↓↓↓

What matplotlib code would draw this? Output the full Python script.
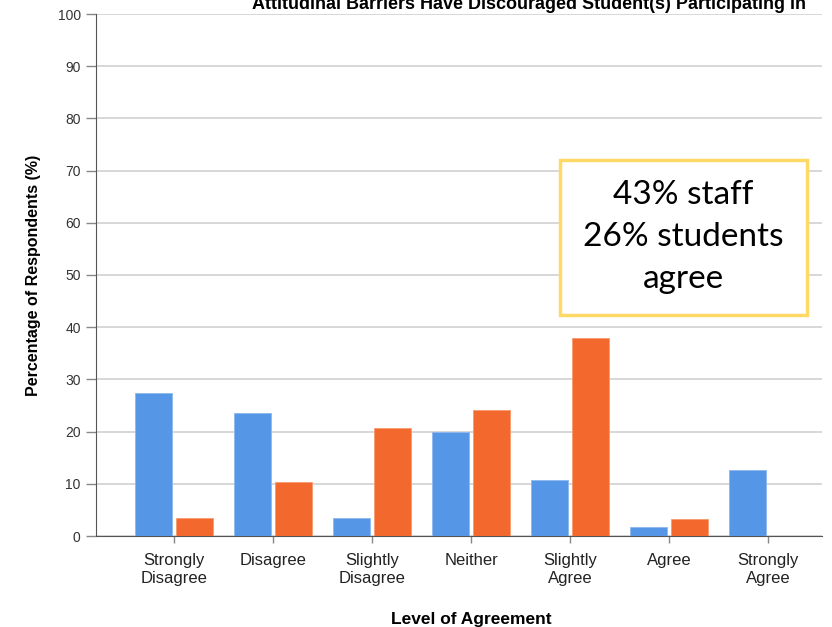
import numpy as np
import matplotlib
matplotlib.use('Agg')
import matplotlib.pyplot as plt
from matplotlib.patches import Rectangle

# values (percent of respondents)
categories = ['Strongly\nDisagree', 'Disagree', 'Slightly\nDisagree', 'Neither',
              'Slightly\nAgree', 'Agree', 'Strongly\nAgree']
staff = [27.3, 23.6, 3.5, 20.0, 10.8, 1.7, 12.6]
students = [3.4, 10.3, 20.6, 24.1, 38.0, 3.3, 0.0]
y_ticks = list(range(0, 101, 10))

title = 'Attitudinal Barriers Have Discouraged Student(s) Participating in'
note = '43% staff\n26% students\nagree'

plt.rcParams['font.family'] = ['Liberation Sans', 'DejaVu Sans']

fig = plt.figure(figsize=(8.32, 6.27), dpi=100)
ax = fig.add_axes([96 / 832, 91 / 627, 726 / 832, 522 / 627])

x = np.arange(len(categories))
w = 0.37
ax.bar(x - 0.207, staff, w, color='#5596E6', edgecolor='#8DB8EE', linewidth=0.6, zorder=3)
ax.bar(x + 0.207, [s if s > 0 else np.nan for s in students], w,
       color='#F3682C', edgecolor='#F79A6E', linewidth=0.6, zorder=3)

ax.set_xlim(-0.79, 6.545)
ax.set_ylim(0, 100)
ax.set_yticks(y_ticks)
ax.set_xticks(x)
ax.set_xticklabels(categories, fontsize=12, color='#222222', linespacing=1.25)
ax.tick_params(axis='y', labelsize=10, colors='#888888', labelcolor='#333333', length=7, width=1, pad=4)
ax.tick_params(axis='x', colors='#888888', labelcolor='#222222', length=5, width=1, pad=7)

ax.grid(axis='y', color='#D4D4D4', linewidth=1.3, zorder=0)
for s in ['top', 'right']:
    ax.spines[s].set_visible(False)
ax.spines['left'].set_color('#555555')
ax.spines['bottom'].set_color('#555555')

ax.set_ylabel('Percentage of Respondents (%)', fontsize=11.5, fontweight='bold', labelpad=12)
ax.set_xlabel('Level of Agreement', fontsize=12.5, fontweight='bold')
ax.xaxis.set_label_coords((471 - 96) / 726, -0.145)

fig.text((245 + 812) / 2 / 832, (627 - 9) / 627, title, ha='center', va='baseline', fontsize=13,
         fontweight='bold')

# yellow call-out box
fig.patches.append(Rectangle((560 / 832, 1 - 315 / 627), 247 / 832, 155 / 627,
                             transform=fig.transFigure, facecolor='white',
                             edgecolor='#FFD966', linewidth=2.5, zorder=5))
fig.text((560 + 807) / 2 / 832, 1 - (160 + 315) / 2 / 627, note, ha='center', va='center',
         fontsize=24, linespacing=1.5, family=['Lato', 'DejaVu Sans'], color='black', zorder=6)

fig.savefig('out.png', dpi=100)
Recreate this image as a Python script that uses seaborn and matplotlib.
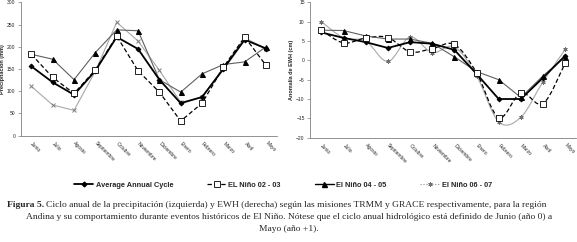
import numpy as np
import seaborn as sns
import matplotlib.pyplot as plt
from matplotlib.ticker import FixedLocator
from matplotlib.lines import Line2D
from matplotlib.path import Path
from matplotlib.patches import PathPatch

months = ["Junio", "Julio", "Agosto", "Septiembre", "Octubre", "Noviembre",
          "Diciembre", "Enero", "Febrero", "Marzo", "Abril", "Mayo"]

# precipitacion (mm)
prec_avg = [156, 120, 92, 146, 222, 195, 126, 73, 87, 150, 216, 196]
prec_0203 = [183, 131, 95, 148, 224, 146, 98, 33, 73, 154, 222, 158]
prec_0405 = [183, 172, 126, 187, 238, 236, 126, 98, 139, 160, 166, 200]
prec_0607 = [111, 69, 57, 145, 255, 213, 147, 75, 86, 153, 220, 196]

# anomalia EWH (cm)
ewh_avg = [7.2, 5.8, 4.7, 3.2, 4.7, 4.3, 2.7, -3.5, -10.0, -10.0, -4.5, 1.2]
ewh_0203 = [7.8, 4.5, 5.8, 5.9, 2.2, 3.0, 4.1, -3.2, -14.8, -8.4, -11.2, -0.7]
ewh_0405 = [7.8, 7.7, 6.3, 5.5, 5.5, 4.4, 0.9, -2.9, -5.0, -9.6, -4.0, 0.9]
ewh_0607 = [10.0, 5.8, 5.0, -0.3, 6.0, 2.0, 3.5, -4.0, -15.9, -14.7, -5.5, 2.8]

labels = ["Average Annual Cycle", "EL Niño 02 - 03", "El Niño 04 - 05", "El Niño 06 - 07"]

sns.set_style("white")
plt.rcParams["font.family"] = ["Liberation Sans", "DejaVu Sans"]

W, H = 577, 242
fig = plt.figure(figsize=(W / 100, H / 100), dpi=100)
ax1 = fig.add_axes([20.7 / W, 1 - 135.7 / H, 256 / W, 133.4 / H])
ax2 = fig.add_axes([310.3 / W, 1 - 137.7 / H, 266 / W, 135.4 / H])

x = np.arange(len(months))


def smooth_line(ax, xs, ys, **kw):
    # Excel-style smoothed line: bezier segments through the data points
    p = np.column_stack([xs, ys]).astype(float)
    n = len(p)
    verts, codes = [p[0]], [Path.MOVETO]
    for i in range(n - 1):
        p0 = p[i - 1] if i > 0 else p[i]
        p3 = p[i + 2] if i + 2 < n else p[i + 1]
        c1 = p[i] + (p[i + 1] - p0) / 6
        c2 = p[i + 1] - (p3 - p[i]) / 6
        verts += [c1, c2, p[i + 1]]
        codes += [Path.CURVE4] * 3
    ax.add_patch(PathPatch(Path(verts, codes), fill=False, **kw))


def draw(ax, avg, s1, s2, s3, smooth):
    if smooth:
        smooth_line(ax, x, s3, edgecolor="#a8a8a8", lw=0.8)
        sns.lineplot(x=x, y=s3, ax=ax, lw=0, marker=(6, 2, 0), ms=3.0,
                     mec="#707070", mew=0.7)
    else:
        sns.lineplot(x=x, y=s3, ax=ax, color="#a8a8a8", lw=0.8,
                     marker="x", ms=3.5, mec="#808080", mew=0.7)
    sns.lineplot(x=x, y=s2, ax=ax, color="#606060", lw=0.8,
                 marker="^", ms=3.6, mfc="black", mec="black")
    sns.lineplot(x=x, y=avg, ax=ax, color="black", lw=1.3,
                 marker="D", ms=2.4, mfc="black", mec="black")
    if smooth:
        smooth_line(ax, x, s1, edgecolor="black", lw=0.9, linestyle=(0, (3.5, 2)))
        sns.lineplot(x=x, y=s1, ax=ax, lw=0, marker="s", ms=4.2,
                     mfc="white", mec="black", mew=0.6)
    else:
        sns.lineplot(x=x, y=s1, ax=ax, color="black", lw=0.9, linestyle=(0, (3.5, 2)),
                     marker="s", ms=4.2, mfc="white", mec="black", mew=0.6)
    ax.set_xlim(-0.5, len(months) - 0.5)
    ax.set_xticks(x)
    ax.set_xticklabels(months, rotation=-45, ha="left", va="center",
                       rotation_mode="anchor", fontsize=3.6)
    ax.xaxis.set_minor_locator(FixedLocator(np.arange(-0.5, len(months), 1.0)))
    ax.tick_params(axis="x", which="major", length=0, pad=5)
    ax.tick_params(axis="x", which="minor", length=2, width=0.5, color="#808080", direction="out")
    ax.tick_params(axis="y", length=2, width=0.5, color="#808080", labelsize=3.6, pad=2, left=True)
    for s in ["top", "right"]:
        ax.spines[s].set_visible(False)
    for s in ["left", "bottom"]:
        ax.spines[s].set_color("#808080")
        ax.spines[s].set_linewidth(0.6)


draw(ax1, prec_avg, prec_0203, prec_0405, prec_0607, False)
ax1.set_ylim(0, 300)
ax1.set_yticks(range(0, 301, 50))
ax1.set_ylabel("Precipitación (mm)", fontsize=4.0, fontweight="bold", labelpad=1.5)

draw(ax2, ewh_avg, ewh_0203, ewh_0405, ewh_0607, True)
ax2.set_ylim(-20, 15)
ax2.set_yticks(range(-20, 16, 5))
ax2.set_ylabel("Anomalía de EWH (cm)", fontsize=4.0, fontweight="bold", labelpad=1.5)

handles = [
    Line2D([], [], color="black", lw=1.3, marker="D", ms=2.4),
    Line2D([], [], color="black", lw=0.9, linestyle=(0, (3.5, 2)), marker="s", ms=4.2,
           mfc="white", mec="black", mew=0.6),
    Line2D([], [], color="black", lw=1.0, marker="^", ms=3.6),
    Line2D([], [], color="#909090", lw=0.8, linestyle=":", marker=(6, 2, 0), ms=3.0,
           mec="#707070", mew=0.7),
]
fig.legend(handles, labels, loc="center", bbox_to_anchor=(283 / W, 1 - 185 / H), ncol=4,
           frameon=False, handlelength=2.6, handletextpad=0.3,
           columnspacing=4.6, prop={"weight": "bold", "size": 5.3})

cap_kw = dict(fontsize=6.8, family=["Liberation Serif", "DejaVu Serif"], va="center")
t1 = fig.text(7 / W, 1 - 205 / H, "Figura 5.", fontweight="bold", ha="left", **cap_kw)
fig.canvas.draw()
bb = t1.get_window_extent(fig.canvas.get_renderer())
fig.text(bb.x1 / W + 2 / W, 1 - 205 / H,
         "Ciclo anual de la precipitación (izquierda) y EWH (derecha) según las misiones "
         "TRMM y GRACE respectivamente, para la región", ha="left", **cap_kw)
fig.text(289 / W, 1 - 217 / H,
         "Andina y su comportamiento durante eventos históricos de El Niño. Nótese que el "
         "ciclo anual hidrológico está definido de Junio (año 0) a", ha="center", **cap_kw)
fig.text(289 / W, 1 - 229 / H, "Mayo (año +1).", ha="center", **cap_kw)

fig.savefig("out.png", dpi=100)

↑↑↑

- _Task objective_: Find each line holding the string "Python" and copy it out.

- _Full answer_:
What matplotlib code would draw this? Output the full Python script.
Recreate this image as a Python script that uses seaborn and matplotlib.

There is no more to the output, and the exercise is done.